» WHAT IS EXPECTED:
From the entries that follow, reproduce exactly and only the lines from the line with "What matplotlib code" to the line with "ax.set_theta_direction(-1)", endpoints included.

- - - - - - -

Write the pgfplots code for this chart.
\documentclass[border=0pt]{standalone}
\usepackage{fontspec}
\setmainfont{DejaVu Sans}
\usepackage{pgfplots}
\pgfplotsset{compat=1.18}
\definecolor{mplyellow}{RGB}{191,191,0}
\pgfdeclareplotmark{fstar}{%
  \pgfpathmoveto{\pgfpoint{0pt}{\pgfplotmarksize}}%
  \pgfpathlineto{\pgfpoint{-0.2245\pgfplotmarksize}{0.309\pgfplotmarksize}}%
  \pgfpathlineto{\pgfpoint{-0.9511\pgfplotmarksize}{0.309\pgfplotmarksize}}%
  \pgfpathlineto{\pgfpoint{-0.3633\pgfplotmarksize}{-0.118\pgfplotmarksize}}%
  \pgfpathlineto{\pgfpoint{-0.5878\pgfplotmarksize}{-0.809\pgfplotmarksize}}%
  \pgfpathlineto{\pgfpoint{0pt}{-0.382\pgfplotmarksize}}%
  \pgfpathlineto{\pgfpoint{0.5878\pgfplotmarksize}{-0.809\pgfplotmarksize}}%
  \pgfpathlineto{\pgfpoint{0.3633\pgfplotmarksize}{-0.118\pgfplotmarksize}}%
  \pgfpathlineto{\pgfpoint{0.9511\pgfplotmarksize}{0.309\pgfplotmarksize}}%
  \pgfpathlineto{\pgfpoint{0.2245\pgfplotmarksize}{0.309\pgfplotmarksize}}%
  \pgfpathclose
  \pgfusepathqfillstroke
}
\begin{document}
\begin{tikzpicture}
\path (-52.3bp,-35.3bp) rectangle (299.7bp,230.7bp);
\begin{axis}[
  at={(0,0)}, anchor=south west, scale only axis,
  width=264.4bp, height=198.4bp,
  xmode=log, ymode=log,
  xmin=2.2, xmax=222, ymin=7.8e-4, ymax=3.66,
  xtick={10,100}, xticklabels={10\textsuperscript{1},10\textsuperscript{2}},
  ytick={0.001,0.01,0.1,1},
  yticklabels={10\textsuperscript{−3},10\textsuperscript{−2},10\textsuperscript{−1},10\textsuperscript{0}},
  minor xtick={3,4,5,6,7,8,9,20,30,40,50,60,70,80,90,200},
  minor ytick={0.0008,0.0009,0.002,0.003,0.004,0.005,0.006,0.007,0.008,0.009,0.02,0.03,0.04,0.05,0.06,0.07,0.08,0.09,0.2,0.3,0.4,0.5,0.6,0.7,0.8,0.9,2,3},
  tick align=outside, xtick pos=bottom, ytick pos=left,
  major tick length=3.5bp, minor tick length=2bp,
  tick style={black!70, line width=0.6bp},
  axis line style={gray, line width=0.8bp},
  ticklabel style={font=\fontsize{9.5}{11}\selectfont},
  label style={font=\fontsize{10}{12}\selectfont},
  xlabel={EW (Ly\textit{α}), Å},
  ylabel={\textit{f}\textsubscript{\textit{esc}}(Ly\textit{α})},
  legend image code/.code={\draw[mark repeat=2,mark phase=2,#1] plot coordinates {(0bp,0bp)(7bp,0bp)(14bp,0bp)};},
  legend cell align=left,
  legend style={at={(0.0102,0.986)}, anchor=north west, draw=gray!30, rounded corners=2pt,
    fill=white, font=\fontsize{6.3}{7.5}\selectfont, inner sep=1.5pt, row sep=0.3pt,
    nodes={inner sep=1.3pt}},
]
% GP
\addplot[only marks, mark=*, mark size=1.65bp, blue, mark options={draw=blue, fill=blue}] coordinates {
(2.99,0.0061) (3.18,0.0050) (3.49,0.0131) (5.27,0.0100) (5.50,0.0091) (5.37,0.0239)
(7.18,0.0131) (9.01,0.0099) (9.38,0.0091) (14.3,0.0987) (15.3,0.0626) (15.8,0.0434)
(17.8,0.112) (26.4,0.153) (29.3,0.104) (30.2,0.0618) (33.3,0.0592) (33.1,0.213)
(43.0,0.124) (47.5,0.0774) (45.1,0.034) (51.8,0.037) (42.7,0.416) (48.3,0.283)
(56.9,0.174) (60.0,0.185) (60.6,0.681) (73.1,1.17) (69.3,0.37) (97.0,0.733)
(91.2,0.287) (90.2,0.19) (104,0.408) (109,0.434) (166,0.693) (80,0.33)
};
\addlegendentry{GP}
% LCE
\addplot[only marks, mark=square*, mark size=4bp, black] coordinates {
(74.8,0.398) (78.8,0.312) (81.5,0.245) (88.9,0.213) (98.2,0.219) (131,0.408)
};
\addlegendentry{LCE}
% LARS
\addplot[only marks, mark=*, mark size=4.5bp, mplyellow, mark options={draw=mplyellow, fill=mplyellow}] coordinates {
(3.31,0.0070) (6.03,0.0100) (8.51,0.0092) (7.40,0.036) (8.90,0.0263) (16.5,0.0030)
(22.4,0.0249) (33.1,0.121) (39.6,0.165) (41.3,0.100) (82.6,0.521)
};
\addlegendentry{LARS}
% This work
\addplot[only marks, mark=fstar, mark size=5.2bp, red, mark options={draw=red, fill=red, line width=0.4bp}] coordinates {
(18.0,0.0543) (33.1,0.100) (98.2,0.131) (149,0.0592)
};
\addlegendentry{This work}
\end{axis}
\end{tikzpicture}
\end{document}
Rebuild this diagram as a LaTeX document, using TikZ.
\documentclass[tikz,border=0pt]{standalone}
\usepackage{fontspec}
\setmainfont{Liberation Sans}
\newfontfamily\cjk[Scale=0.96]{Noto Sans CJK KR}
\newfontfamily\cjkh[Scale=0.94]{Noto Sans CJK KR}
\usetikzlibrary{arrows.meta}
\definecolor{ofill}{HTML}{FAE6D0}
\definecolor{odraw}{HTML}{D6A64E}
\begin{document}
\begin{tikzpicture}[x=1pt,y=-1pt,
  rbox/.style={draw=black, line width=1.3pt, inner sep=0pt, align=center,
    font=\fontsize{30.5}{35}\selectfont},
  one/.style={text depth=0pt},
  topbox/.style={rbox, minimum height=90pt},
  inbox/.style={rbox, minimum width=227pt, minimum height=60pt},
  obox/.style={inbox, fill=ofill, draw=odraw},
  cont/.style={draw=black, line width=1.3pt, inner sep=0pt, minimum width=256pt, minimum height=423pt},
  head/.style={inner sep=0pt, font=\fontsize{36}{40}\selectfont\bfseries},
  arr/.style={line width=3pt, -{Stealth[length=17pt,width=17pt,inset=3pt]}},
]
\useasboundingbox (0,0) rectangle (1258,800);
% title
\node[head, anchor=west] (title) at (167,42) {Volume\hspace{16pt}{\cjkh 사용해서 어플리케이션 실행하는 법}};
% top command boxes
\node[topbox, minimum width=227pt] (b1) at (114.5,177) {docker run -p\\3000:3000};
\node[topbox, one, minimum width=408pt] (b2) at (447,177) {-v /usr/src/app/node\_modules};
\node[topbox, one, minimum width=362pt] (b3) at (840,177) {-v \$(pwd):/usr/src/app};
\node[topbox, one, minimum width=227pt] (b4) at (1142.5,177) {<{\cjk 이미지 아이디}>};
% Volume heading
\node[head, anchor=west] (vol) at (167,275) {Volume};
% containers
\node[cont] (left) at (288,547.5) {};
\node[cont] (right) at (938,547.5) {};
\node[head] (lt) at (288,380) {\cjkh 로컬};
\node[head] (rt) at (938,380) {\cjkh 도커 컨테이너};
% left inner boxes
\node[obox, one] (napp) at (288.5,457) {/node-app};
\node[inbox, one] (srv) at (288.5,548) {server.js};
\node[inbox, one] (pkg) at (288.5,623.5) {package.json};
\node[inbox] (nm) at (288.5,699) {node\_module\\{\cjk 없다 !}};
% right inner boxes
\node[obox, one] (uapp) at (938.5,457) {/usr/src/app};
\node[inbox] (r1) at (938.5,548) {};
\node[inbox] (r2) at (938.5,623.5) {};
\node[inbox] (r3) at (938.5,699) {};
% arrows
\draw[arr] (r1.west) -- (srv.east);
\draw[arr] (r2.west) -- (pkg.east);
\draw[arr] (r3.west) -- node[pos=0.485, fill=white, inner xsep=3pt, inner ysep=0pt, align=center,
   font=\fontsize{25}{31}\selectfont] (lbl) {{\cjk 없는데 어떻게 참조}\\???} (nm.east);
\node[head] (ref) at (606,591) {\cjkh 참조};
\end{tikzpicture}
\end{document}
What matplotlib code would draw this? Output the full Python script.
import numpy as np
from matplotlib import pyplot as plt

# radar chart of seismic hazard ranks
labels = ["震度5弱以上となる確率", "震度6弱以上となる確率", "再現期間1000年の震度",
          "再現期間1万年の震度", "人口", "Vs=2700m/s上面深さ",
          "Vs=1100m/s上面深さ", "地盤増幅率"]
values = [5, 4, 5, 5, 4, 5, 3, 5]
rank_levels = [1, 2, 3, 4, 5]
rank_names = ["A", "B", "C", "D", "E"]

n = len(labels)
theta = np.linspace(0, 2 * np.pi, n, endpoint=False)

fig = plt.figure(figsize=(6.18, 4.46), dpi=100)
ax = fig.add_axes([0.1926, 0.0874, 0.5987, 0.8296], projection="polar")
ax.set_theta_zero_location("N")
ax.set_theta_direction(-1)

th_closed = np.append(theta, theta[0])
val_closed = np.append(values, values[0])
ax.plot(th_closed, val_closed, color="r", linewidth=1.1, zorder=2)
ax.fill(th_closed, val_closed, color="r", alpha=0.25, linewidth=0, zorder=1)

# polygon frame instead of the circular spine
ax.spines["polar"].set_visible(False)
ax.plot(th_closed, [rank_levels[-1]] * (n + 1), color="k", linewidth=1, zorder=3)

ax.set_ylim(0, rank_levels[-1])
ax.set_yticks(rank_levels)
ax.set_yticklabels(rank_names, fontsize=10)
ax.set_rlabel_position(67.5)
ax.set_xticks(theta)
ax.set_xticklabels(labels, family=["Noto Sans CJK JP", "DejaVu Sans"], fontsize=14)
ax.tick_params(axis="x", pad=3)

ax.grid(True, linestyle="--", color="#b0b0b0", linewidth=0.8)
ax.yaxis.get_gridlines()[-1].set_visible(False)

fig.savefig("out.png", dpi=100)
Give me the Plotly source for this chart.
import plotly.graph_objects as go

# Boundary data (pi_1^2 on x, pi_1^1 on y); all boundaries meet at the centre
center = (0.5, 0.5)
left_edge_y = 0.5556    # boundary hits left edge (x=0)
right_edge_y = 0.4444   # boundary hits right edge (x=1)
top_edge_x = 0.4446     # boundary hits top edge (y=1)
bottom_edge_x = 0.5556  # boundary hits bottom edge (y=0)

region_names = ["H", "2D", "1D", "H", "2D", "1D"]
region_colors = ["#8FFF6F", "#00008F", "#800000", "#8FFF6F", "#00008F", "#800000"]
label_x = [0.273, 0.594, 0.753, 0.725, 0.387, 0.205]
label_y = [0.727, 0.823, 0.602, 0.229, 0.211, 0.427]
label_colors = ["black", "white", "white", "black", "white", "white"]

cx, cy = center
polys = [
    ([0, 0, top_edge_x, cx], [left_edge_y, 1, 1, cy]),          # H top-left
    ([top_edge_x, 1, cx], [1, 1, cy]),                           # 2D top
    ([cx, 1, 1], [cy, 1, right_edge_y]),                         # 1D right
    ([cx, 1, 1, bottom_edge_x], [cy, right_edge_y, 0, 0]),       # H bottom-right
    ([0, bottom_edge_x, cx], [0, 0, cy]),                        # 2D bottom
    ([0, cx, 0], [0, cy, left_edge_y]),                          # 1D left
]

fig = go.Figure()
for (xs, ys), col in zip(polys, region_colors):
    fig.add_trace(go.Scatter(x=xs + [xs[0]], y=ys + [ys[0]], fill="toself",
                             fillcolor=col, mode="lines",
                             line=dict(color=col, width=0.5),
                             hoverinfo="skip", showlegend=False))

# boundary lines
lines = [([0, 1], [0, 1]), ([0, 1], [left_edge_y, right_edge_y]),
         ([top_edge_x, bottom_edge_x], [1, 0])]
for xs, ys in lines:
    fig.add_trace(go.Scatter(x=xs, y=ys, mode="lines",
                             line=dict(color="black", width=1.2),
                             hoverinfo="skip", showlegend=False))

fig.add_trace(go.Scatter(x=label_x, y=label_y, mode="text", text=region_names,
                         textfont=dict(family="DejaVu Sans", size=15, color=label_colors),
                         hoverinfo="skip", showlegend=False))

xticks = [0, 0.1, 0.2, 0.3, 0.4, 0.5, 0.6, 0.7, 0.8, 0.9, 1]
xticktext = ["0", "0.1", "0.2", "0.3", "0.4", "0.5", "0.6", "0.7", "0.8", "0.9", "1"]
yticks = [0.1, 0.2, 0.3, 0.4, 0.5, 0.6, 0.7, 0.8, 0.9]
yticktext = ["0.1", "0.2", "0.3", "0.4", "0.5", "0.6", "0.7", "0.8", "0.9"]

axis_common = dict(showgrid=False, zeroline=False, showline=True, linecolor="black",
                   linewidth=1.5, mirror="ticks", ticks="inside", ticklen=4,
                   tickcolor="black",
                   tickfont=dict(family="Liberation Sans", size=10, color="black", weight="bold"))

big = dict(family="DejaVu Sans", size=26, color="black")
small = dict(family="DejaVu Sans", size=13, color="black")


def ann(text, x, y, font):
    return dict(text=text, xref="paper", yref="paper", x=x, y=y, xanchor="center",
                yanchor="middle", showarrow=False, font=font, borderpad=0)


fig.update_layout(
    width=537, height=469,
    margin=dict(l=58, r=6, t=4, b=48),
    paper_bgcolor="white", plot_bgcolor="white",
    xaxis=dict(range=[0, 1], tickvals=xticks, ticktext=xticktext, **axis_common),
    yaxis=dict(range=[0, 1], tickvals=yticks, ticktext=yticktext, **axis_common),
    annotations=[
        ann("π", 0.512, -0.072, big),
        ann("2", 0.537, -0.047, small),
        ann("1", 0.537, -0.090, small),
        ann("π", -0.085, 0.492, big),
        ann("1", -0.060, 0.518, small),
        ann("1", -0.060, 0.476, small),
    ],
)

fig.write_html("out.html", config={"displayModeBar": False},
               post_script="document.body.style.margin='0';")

- - - - - - -

» SOLUTION TO THE PROBLEM:
What matplotlib code would draw this? Output the full Python script.
import numpy as np
from matplotlib import pyplot as plt

# radar chart of seismic hazard ranks
labels = ["震度5弱以上となる確率", "震度6弱以上となる確率", "再現期間1000年の震度",
          "再現期間1万年の震度", "人口", "Vs=2700m/s上面深さ",
          "Vs=1100m/s上面深さ", "地盤増幅率"]
values = [5, 4, 5, 5, 4, 5, 3, 5]
rank_levels = [1, 2, 3, 4, 5]
rank_names = ["A", "B", "C", "D", "E"]

n = len(labels)
theta = np.linspace(0, 2 * np.pi, n, endpoint=False)

fig = plt.figure(figsize=(6.18, 4.46), dpi=100)
ax = fig.add_axes([0.1926, 0.0874, 0.5987, 0.8296], projection="polar")
ax.set_theta_zero_location("N")
ax.set_theta_direction(-1)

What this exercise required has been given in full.